Building Community: Your Guide for Running a Mastermind Group
The first rule of a mastermind group is not to confuse a mastermind with any garden-variety meeting. While masterminds are technically a meeting of people with similar goals or passions, the similarities end there. Whereas meetings are typically structured around an agenda, mastermind groups begin with a loose question or theme before letting the conversation lead where the participants guide it.
“Mastermind has become such a buzz word that we’ve lost the context of what it’s supposed to be,” says KW MAPS Coach Meagan Henry of Georgetown, Texas, who has been with KW since 2014 and spent her career in operations. “For us, masterminds happen inside of a community, and the goal is everyone leaves smarter.”
Henry, along with KW MAPS Coaches Zach Roberts of Ohio and Paula Grimes of Denver, runs several mastermind groups, including groups who meet every week virtually or in person, as well as longer three-day retreats, all built around like-minded participants. Roberts offers an example.
“It’s about collective knowledge,” Roberts says. “It’s easy to hear Gary Keller on stage say to fail and fail fast, but what does that look like? We don’t always have time in the office to discuss failures, so where do you go to have those conversations? You need a group where you can be vulnerable.”
In addition, Grimes believes that masterminds are a way for her, Roberts and Henry to provide added value to their coaching clients.
“One thing we all have in common is giving our clients a platform where they can come together and have conversations with each other,” Grimes says. “It’s not about us as we do this. It’s about how we create the environment so that they can learn from each other.”
Building a Community
The first step is crafting a community that’s ripe for growth, because without the right group of people in the room, your efforts to run a mastermind group will fall short of the goal.
“Who is part of that community is key,” Grimes explains. “If you put operations and agents in the same mastermind, operations will not say a word, they will not share, and they will allow the agents to take over and run with it. If you put high-producing agents with brand-new agents, brand-new agents won’t say anything because they don’t feel like it’s their room.”
In offering advice for how to build your mastermind group, Henry suggested starting with a tool that all agents have at their disposal – the database.
“If I’m talking to an agent about creating a mastermind, I’d talk about segmenting and who in my community I’m really trying to connect with,” she says. “With a database, all you have to do is give a call-to-action around a theme, and they will come. Once you put out what your destination is, the people who are drawn to that will show up.”
After the call has been issued and members begin meeting, how do you know if it’s working?
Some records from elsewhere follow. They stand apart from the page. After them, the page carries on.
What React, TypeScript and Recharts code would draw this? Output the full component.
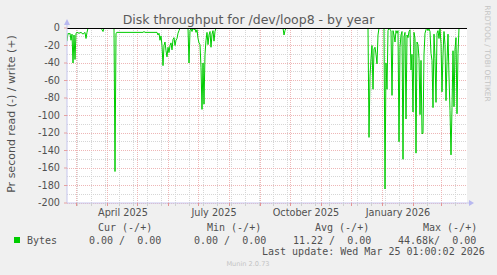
import React from 'react';
import { LineChart, Line, XAxis, YAxis, CartesianGrid, ReferenceLine } from 'recharts';

// Day offset from the left edge of the graph (1 day per pixel), and the read rate (negative side)
const dayOffsets = [
  0, 1, 2, 3, 4, 5, 6, 7, 8, 9, 10, 12, 14, 16, 18, 19, 20, 21, 34, 35, 36, 37, 47, 48, 49, 50,
  76, 77, 78, 90, 91, 92, 93, 94, 95, 96, 97, 98, 99, 100, 101, 102, 103, 104, 105, 106, 107, 108,
  109, 110, 111, 112, 113, 121, 122, 123, 124, 125, 126, 127, 128, 129, 130, 131, 132, 133, 134,
  135, 136, 137, 138, 139, 140, 141, 142, 143, 144, 145, 146, 147, 148, 149, 216, 217, 218, 219,
  301, 302, 303, 304, 305, 306, 307, 308, 309, 310, 311, 312, 317, 318, 319, 320, 321, 322, 323,
  324, 325, 326, 327, 328, 329, 330, 331, 332, 333, 334, 335, 336, 337, 338, 339, 340, 341, 342,
  343, 344, 345, 346, 347, 348, 349, 350, 351, 352, 353, 354, 355, 356, 357, 358, 359, 360, 361,
  362, 363, 364, 365, 366, 367, 368, 369, 370, 371, 372, 373, 374, 375, 376, 377, 378, 379, 380,
  381, 382, 383, 384, 385, 386, 387, 388, 389, 390, 391, 392, 399,
];
const readValues = [
  -15, -6, -7, -6, -14, -7, -40, -8, -36, -6, -5, -6, -5, -7, -5, -12, -5, 0, 0, -2, -4, 0, 0, -164, -6, -5,
  -5, -4, -5, -5, -8, -6, -14, -9, -20, -43, -20, -16, -26, -33, -22, -28, -20, -17, -25, -13, -11, -20,
  -14, -12, -6, -3, 0, 0, -40, -3, -1, -4, 0, -2, -1, -5, -2, -12, -17, -19, -45,
  -93, -40, -87, -30, -14, -5, -19, -8, -4, -22, -7, -3, -15, -4, 0, 0, -8, -3, 0,
  0, -125, -55, -35, -20, -70, -24, -22, -30, -41, -8, 0, 0, -184, -40, -70, -3, 0, -2,
  -3, -77, -3, -8, -16, -3, -6, -3, -130, -22, -8, -4, -150, -10, -5, -104, -8, -11, -4,
  -2, -48, -30, -96, -5, -12, -143, -16, -19, -35, -99, -37, -121, -120, -30, -6, -2, 0, -3,
  -1, -4, -29, -37, -91, -7, -35, -85, -6, -3, -12, 0, -18, -73, -30, -4, -19, -83, -38,
  -7, -56, -94, -145, -91, -26, -90, -24, -11, -98, -29, 0, 0,
];

// Time axis: month starts (major grid), minor grid days, label positions
const monthStarts = [9.5, 40.5, 70.5, 101.5, 131.5, 162.5, 193.5, 223.5, 254.5, 284.5, 315.5, 346.5, 374.5];
const minorDays = [
  10.3, 24.3, 38.3, 52.3, 66.3, 80.3, 94.3, 108.3, 122.3, 136.3, 150.3, 164.3, 178.3, 192.3,
  206.3, 220.3, 234.3, 248.3, 262.3, 276.3, 290.3, 304.3, 318.3, 332.3, 346.3, 360.3, 374.3, 388.3,
];
const labelDays = [56, 147, 239, 331];
const labelTexts = ['April 2025', 'July 2025', 'October 2025', 'January 2026'];

const majorYTicks = [0, -20, -40, -60, -80, -100, -120, -140, -160, -180, -200];
const minorYTicks = [-10, -30, -50, -70, -90, -110, -130, -150, -170, -190];

const legendHeaders = ['Cur (-/+)', 'Min (-/+)', 'Avg (-/+)', 'Max (-/+)'];
const legendValues = ['0.00 /  0.00', '0.00 /  0.00', '11.22 /  0.00', '44.68k/  0.00'];
const seriesName = 'Bytes';
const lastUpdate = 'Last update: Wed Mar 25 01:00:02 2026';

const data = dayOffsets.map((d, i) => ({ day: d, read: readValues[i] }));
const allXTicks = [...monthStarts, ...minorDays, ...labelDays].sort((a, b) => a - b);
const labelMap = new Map(labelDays.map((d, i) => [d, labelTexts[i]]));
const monthSet = new Set(monthStarts);

const SANS = "'DejaVu Sans', sans-serif";
const MONO = "'DejaVu Sans Mono', monospace";
const RED = '#eeb6b6';
const GRAY = '#d6d6d6';
const AXIS = '#c6c6ee';
const TXT = '#505050';

const nb = (s: string) => s.replace(/ /g, '\u00a0');

const dotted = (color: string) => (p: any) => (
  <line
    x1={p.x1}
    y1={p.y1}
    x2={p.x2}
    y2={p.y2}
    stroke={color}
    strokeWidth={1}
    strokeDasharray="1 1"
    shapeRendering="crispEdges"
    fill="none"
  />
);

function XTick(props: any) {
  const { x, y, payload } = props;
  const v = payload.value;
  const axisY = y - 6;
  if (labelMap.has(v)) {
    return (
      <text x={x} y={axisY + 13.3} textAnchor="middle" fontFamily={SANS} fontSize={9.7} fill={TXT}>
        {labelMap.get(v)}
      </text>
    );
  }
  const major = monthSet.has(v);
  return <line x1={x} x2={x} y1={axisY} y2={axisY + 3} stroke={major ? '#e49494' : '#cfcfcf'} shapeRendering="crispEdges" />;
}

const headerX = [98, 207, 315, 423];
const valueX = [89, 194, 293, 398];

export default function App() {
  return (
    <div style={{ position: 'absolute', left: 0, top: 0, width: 497, height: 275, background: '#f0f0f0', overflow: 'hidden' }}>
      <LineChart width={497} height={275} data={data} margin={{ top: 28, right: 30, bottom: 52, left: 0 }}>
        <CartesianGrid fill="#ffffff" horizontal={false} vertical={false} />
        {minorYTicks.map((v) => (
          <ReferenceLine key={'my' + v} y={v} shape={dotted(GRAY)} />
        ))}
        {minorDays.map((v) => (
          <ReferenceLine key={'mx' + v} x={v} shape={dotted(GRAY)} />
        ))}
        {majorYTicks.filter((v) => v !== 0).map((v) => (
          <ReferenceLine key={'My' + v} y={v} shape={dotted(RED)} />
        ))}
        {monthStarts.map((v) => (
          <ReferenceLine key={'Mx' + v} x={v} shape={dotted(RED)} />
        ))}
        <XAxis
          type="number"
          dataKey="day"
          domain={[0, 400]}
          ticks={allXTicks}
          interval={0}
          height={20}
          tickSize={4}
          tickMargin={2}
          tickLine={false}
          axisLine={{ stroke: AXIS }}
          tick={<XTick />}
          allowDataOverflow
        />
        <YAxis
          type="number"
          domain={[-200, 0]}
          ticks={majorYTicks}
          interval={0}
          width={67}
          tickSize={3}
          tickMargin={4}
          tickLine={{ stroke: '#e6a0a0' }}
          axisLine={{ stroke: AXIS }}
          tick={{ fill: TXT, fontSize: 9.7, fontFamily: SANS }}
          allowDataOverflow
        />
        <Line
          type="linear"
          dataKey="read"
          stroke="#00cc00"
          strokeWidth={1}
          dot={false}
          activeDot={false}
          isAnimationActive={false}
        />
        <ReferenceLine y={0} stroke="#000000" shapeRendering="crispEdges" />
      </LineChart>
      <svg width={497} height={275} style={{ position: 'absolute', left: 0, top: 0, pointerEvents: 'none' }}>
        <line x1={67} y1={28} x2={67} y2={23} stroke={AXIS} />
        <polygon points="64,25 70,25 67,19" fill="#b8b8f0" />
        <line x1={467} y1={203} x2={470} y2={203} stroke={AXIS} />
        <polygon points="469,200 469,206 474,203" fill="#b8b8f0" />
        <text x={248.5} y={24} textAnchor="middle" fontFamily={SANS} fontSize={12.5} fill="#5a5a5a">
          Disk throughput for /dev/loop8 - by year
        </text>
        <text transform="translate(15,114) rotate(-90)" textAnchor="middle" fontFamily={SANS} fontSize={11} fill={TXT}>
          Pr second read (-) / write (+)
        </text>
        <text transform="translate(485,53.5) rotate(90)" textAnchor="middle" fontFamily={SANS} fontSize={7.5} fill="#c4c4c4">
          RRDTOOL / TOBI OETIKER
        </text>
        <g fontFamily={MONO} fontSize={10} fill={TXT}>
          {legendHeaders.map((h, i) => (
            <text key={'h' + i} x={headerX[i]} y={231}>{nb(h)}</text>
          ))}
          <rect x={14} y={237} width={6} height={6} fill="#00cc00" />
          <text x={27} y={243.6}>{seriesName}</text>
          {legendValues.map((v, i) => (
            <text key={'v' + i} x={valueX[i]} y={243.6}>{nb(v)}</text>
          ))}
          <text x={262} y={255.3}>{nb(lastUpdate)}</text>
        </g>
        <text x={248} y={266.4} textAnchor="middle" fontFamily={SANS} fontSize={6.6} fill="#c4c4c4">
          Munin 2.0.73
        </text>
      </svg>
    </div>
  );
}
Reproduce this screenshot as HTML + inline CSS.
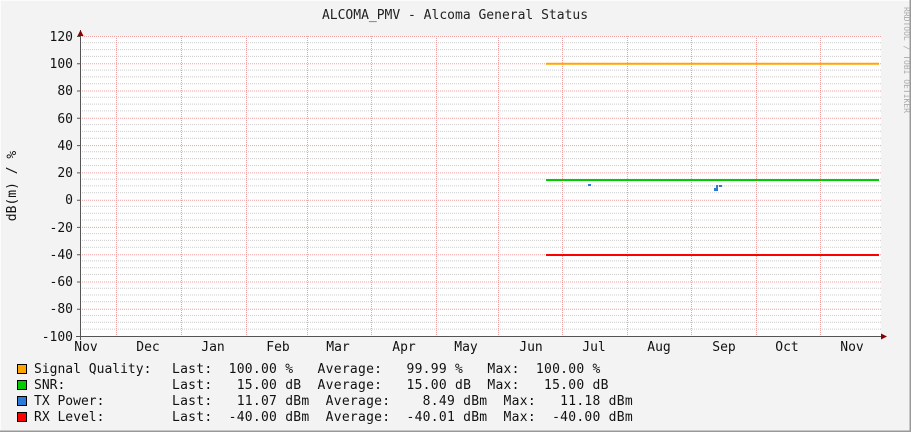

“If you put the right people in the right space, then you watch the results happen,” Henry says. “Our net worth mastermind, for instance, had a client coming who had mountains of debt. He got out of debt in a year and a half through the mastermind. Those people think about money differently, and everybody was pouring into that situation and helped him come up with a plan that expedited that. In another mastermind group, it would’ve fallen flat. The results really depend on the community.”
Finally, when creating your community, don’t get too tied up in the turnout.
“If you have 10 people and they’re fully engaged and all learning from each other, that’s great,” Grimes says. “If 100 people show up, that’s great too. It’s whatever happens with whoever turns out that matters.”
Related reading: Be on Your Way to Doubling Your Business and Shifting Your Mindset With KW MAPS Coaching
Structuring Unstructured Time
In order to allow participants to get into the nitty-gritty details, it’s critical to strike the right balance between offering a clear theme and getting out of the way so conversations can unfold organically. This is one reason why organizers may refer to the gathering as a “space” as opposed to a meeting.
“It’s less about us creating the content because they create that,” Roberts says. “It’s more about naming the space and giving it a theme so there’s vulnerability there to get them thinking. If you plan that out too much, you lose some of that opportunity for them to discuss. If you give them the map, they’re not willing to explore as much. If you give them the destination, they create a path to get to the end through conversations and questions.”
Another suggestion is to have one meeting prior to the mastermind beginning that allows everyone to meet and get their nerves out, which in turn facilitates deeper conversations going forward.
“It’s more of creating the opportunity and space for them to connect with each other,” Henry says. “People need the opportunity to take over, even just creating space for them to tell about themselves breaks the ice. They start to say why they’re there and that welcomes them into this personal stuff really quickly. For a mastermind about growth, we ask them to say who they’re becoming, and they go instantly into the personal and do all the heavy lifting.”
For Grimes, this is an easy way to tell if the mastermind group is successful.
“The masterminds we get most excited about are the ones where we’ve left and hardly said a word,” she says. “It’s been all them giving feedback to each other.”